Esti also had physiotherapy three times a week and she was given information on correct posture and on ways to sleep more comfortably.

Fortunately, as she was not working at the time, she was able to spend much of the following month resting.

Then she came to Ireland. "I wanted to experience living a different way," she says. And, as luck would have it, she got more than she bargained for.

"I met an Irish man named Eoin Connolly and, although I think I would have stayed anyway, he was certainly part of my decision to remain in Ireland."

Throughout this time, Esti lived with her back problems on a daily basis. "The pain was there all the time. I'd find it really hard to get comfortable -- that could take ages -- and I had to take painkillers, which I didn't like," she says.

Nonetheless, Esti got on with a masters degree in ethnic and racial studies at Trinity College Dublin.

With a mother from southern Spain and a father who is Basque by birth, she learned from an early age to keep an open mind.

"I was always curious about emigration experiences and about belonging or not belonging," says Esti. "Pro-Basque people want independence. Most people are involved in one side or the other -- everyone has an opinion. The issue is constantly in the newspapers, while people often see similarities between the Basque story and the North of Ireland."

Esti says both sides of the divide face discrimination; the Basques because of their strong accents, and the blow-ins to the region because they are perceived as foreign.

So, perhaps because of her experiences growing up in a society where opinion was divided, Esti was able to keep an open mind when it was suggested she might try Rolfing, a little-known therapy, to help her back problems.

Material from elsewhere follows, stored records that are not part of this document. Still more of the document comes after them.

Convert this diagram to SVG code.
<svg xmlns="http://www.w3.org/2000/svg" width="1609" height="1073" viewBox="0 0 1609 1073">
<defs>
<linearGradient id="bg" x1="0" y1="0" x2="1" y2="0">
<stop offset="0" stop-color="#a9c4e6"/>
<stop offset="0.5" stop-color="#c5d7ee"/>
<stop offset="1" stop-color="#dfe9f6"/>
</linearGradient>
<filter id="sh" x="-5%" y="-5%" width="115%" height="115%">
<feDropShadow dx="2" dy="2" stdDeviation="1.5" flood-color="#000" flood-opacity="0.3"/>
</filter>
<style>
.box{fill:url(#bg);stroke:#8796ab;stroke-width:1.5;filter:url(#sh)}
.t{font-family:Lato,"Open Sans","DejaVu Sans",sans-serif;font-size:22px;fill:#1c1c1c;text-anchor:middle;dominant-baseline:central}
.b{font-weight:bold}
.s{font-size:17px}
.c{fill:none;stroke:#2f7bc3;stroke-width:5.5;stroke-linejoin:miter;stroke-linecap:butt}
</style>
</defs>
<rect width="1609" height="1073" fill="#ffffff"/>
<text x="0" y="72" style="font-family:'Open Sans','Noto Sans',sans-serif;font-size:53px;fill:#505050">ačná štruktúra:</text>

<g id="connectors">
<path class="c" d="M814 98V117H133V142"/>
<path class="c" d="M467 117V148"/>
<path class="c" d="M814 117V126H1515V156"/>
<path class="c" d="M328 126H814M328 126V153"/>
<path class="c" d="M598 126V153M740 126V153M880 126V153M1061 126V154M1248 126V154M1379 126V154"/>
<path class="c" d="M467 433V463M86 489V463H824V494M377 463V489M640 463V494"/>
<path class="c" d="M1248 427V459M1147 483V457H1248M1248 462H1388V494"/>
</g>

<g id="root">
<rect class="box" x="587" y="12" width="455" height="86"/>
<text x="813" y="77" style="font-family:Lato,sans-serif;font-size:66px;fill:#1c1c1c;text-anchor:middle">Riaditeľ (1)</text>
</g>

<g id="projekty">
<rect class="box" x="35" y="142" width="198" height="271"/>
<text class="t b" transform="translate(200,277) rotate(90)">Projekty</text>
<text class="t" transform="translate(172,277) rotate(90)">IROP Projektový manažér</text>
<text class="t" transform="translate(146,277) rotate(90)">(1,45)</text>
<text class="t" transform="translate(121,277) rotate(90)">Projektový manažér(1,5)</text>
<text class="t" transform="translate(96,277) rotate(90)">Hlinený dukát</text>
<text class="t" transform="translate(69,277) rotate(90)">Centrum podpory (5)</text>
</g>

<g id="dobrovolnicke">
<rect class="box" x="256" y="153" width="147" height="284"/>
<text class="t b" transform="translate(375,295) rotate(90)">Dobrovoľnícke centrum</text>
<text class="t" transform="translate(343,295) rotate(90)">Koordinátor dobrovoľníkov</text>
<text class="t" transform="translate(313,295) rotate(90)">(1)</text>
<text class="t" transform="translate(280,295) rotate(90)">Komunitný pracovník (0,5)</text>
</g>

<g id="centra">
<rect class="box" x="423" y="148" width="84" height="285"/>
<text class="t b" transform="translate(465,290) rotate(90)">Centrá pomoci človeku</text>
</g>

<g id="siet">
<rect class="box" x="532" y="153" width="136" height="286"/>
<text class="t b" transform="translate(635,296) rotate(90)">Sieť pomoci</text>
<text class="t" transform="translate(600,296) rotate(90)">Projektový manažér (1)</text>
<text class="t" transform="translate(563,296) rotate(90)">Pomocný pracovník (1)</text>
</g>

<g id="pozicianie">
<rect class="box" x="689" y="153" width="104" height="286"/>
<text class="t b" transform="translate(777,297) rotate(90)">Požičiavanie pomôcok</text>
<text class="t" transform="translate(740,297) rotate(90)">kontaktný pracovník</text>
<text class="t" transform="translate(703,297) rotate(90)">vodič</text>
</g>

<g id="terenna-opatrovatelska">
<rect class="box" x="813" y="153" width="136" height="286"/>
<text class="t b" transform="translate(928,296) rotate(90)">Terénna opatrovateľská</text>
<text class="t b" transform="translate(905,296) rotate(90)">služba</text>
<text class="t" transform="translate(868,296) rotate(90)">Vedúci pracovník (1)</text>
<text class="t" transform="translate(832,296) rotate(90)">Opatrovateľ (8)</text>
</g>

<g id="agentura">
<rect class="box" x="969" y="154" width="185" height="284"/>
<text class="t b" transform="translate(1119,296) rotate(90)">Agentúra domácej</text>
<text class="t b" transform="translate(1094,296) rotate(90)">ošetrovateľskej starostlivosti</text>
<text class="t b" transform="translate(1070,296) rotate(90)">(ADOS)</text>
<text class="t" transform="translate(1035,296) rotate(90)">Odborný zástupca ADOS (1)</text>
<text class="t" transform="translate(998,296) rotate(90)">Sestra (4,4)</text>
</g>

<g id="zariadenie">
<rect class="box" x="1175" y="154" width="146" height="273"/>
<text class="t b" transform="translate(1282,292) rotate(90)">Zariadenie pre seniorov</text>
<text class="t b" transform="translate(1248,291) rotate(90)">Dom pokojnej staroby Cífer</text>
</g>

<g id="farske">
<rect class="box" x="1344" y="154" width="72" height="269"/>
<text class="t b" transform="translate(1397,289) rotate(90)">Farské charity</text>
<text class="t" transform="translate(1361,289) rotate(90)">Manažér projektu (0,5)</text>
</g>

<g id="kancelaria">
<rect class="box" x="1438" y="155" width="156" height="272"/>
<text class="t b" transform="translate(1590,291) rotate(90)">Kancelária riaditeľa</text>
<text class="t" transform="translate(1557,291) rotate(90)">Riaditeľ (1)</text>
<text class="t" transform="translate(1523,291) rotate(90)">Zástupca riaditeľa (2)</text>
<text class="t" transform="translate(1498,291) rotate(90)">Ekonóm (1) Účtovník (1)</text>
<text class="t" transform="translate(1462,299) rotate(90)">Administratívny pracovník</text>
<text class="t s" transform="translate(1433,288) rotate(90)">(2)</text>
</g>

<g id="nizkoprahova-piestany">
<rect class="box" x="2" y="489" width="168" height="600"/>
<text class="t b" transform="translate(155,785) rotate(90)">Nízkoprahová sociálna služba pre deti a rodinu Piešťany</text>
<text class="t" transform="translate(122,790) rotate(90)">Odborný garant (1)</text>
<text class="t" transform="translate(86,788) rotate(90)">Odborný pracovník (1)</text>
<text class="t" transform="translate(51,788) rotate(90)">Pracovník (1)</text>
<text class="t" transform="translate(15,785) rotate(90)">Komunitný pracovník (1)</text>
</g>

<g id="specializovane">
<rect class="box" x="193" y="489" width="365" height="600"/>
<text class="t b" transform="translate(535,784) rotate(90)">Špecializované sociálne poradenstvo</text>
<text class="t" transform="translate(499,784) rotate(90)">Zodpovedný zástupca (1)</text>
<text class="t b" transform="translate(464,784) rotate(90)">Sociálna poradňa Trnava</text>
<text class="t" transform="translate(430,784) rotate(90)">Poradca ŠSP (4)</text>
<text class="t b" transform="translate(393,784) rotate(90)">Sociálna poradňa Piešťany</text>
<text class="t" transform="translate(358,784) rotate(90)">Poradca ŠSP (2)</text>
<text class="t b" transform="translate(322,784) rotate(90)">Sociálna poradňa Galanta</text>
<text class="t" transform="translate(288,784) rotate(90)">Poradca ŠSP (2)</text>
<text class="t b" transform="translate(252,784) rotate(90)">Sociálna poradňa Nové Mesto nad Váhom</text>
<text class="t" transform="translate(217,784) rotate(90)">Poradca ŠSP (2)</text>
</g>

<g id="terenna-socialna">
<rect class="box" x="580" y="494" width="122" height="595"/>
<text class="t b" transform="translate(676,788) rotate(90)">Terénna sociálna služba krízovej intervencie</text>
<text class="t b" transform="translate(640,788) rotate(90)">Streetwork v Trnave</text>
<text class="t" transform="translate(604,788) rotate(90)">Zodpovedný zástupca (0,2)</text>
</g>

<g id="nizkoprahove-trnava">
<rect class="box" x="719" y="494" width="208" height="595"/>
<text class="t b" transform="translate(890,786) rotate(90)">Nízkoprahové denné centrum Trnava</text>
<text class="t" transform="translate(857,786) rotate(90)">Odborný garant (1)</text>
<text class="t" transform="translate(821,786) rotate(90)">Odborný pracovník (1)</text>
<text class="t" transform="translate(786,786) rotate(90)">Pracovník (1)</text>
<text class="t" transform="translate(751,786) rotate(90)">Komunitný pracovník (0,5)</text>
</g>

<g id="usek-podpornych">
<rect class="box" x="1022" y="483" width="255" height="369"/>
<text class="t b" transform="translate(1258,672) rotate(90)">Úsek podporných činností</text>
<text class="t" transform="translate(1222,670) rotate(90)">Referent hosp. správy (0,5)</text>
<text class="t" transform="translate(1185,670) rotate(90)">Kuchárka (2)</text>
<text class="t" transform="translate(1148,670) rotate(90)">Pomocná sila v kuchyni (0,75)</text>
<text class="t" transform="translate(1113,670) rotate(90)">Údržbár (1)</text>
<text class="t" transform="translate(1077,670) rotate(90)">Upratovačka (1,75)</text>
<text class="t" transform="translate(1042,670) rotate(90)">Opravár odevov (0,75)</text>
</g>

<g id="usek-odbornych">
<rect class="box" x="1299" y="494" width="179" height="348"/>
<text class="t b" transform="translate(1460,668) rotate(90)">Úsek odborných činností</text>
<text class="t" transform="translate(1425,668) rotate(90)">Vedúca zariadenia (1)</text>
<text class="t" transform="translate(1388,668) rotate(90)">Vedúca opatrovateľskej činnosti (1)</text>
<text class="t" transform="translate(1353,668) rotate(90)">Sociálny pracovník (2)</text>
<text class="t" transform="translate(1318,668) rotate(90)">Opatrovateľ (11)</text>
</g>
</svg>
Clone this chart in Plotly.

She had struggled for nearly a decade following her seaside accident. Her back was always sore, and any additional exertion would cause even more discomfort.

"You learn to live with the pain," she says, but it wasn't easy.

Her friends were so conscious of her problem they would give her gift tokens for massage sessions. Then, in 2008, Tony Walsh, one of Eoin's friends, said Esti might benefit from Rolfing, a deep-tissue technique he practised.

He describes Rolfing as "a systematic, hands-on approach to balance the body around posture, alignment and movement. Its goal is to create functional and structural changes within the body that help free the body from limitations, injury and pain."

So Esti decided to give it a go as she had recently become pregnant and had been warned that the pain could get worse as the pregnancy advanced.

She signed on for a course of 10 treatments. "The first three sessions Tony works around the tissue that surrounds the muscle. Then he goes deeper for the next six treatments," she explains. "He also works on other parts of the body -- the idea is to work with all the muscles."

Esti says it's not the usual passive form of massage, but one in which the individual client's needs are addressed.

She says it's not painful, although a good deal of pressure may be applied.

"It's very different to any massage I've ever had. He made me very aware of the connection that exists between all the muscles. For example, when he worked on the hip area I could feel pain being released in my back. I experienced that sense of everything being connected when he was Rolfing."

Esti is certain the treatment was successful. "At the end of it all I was pain-free," she says. "One day, not so long after the sessions had ended, Eoin turned to me and said I hadn't asked him to rub my back in a long while. And that was true; I was quite surprised."

As the pregnancy progressed Esti took additional care of herself by doing yoga and Pilates. After the birth of her son, Iefan Connolly, in July 2009, she had three more sessions of Rolfing and is now pain-free again.

"The odd time I have a small twinge, but that is not pain," Esti says. "These days I am also very aware of my posture. You feel so much better if you have good posture -- you have so much more energy. We should teach our children about good posture at school."

As she heads out into the bustle of Grafton Street I can see she has learned her lessons well: this attractive, raven-haired mother glides along with a straight back and her head held high -- and she looks happy.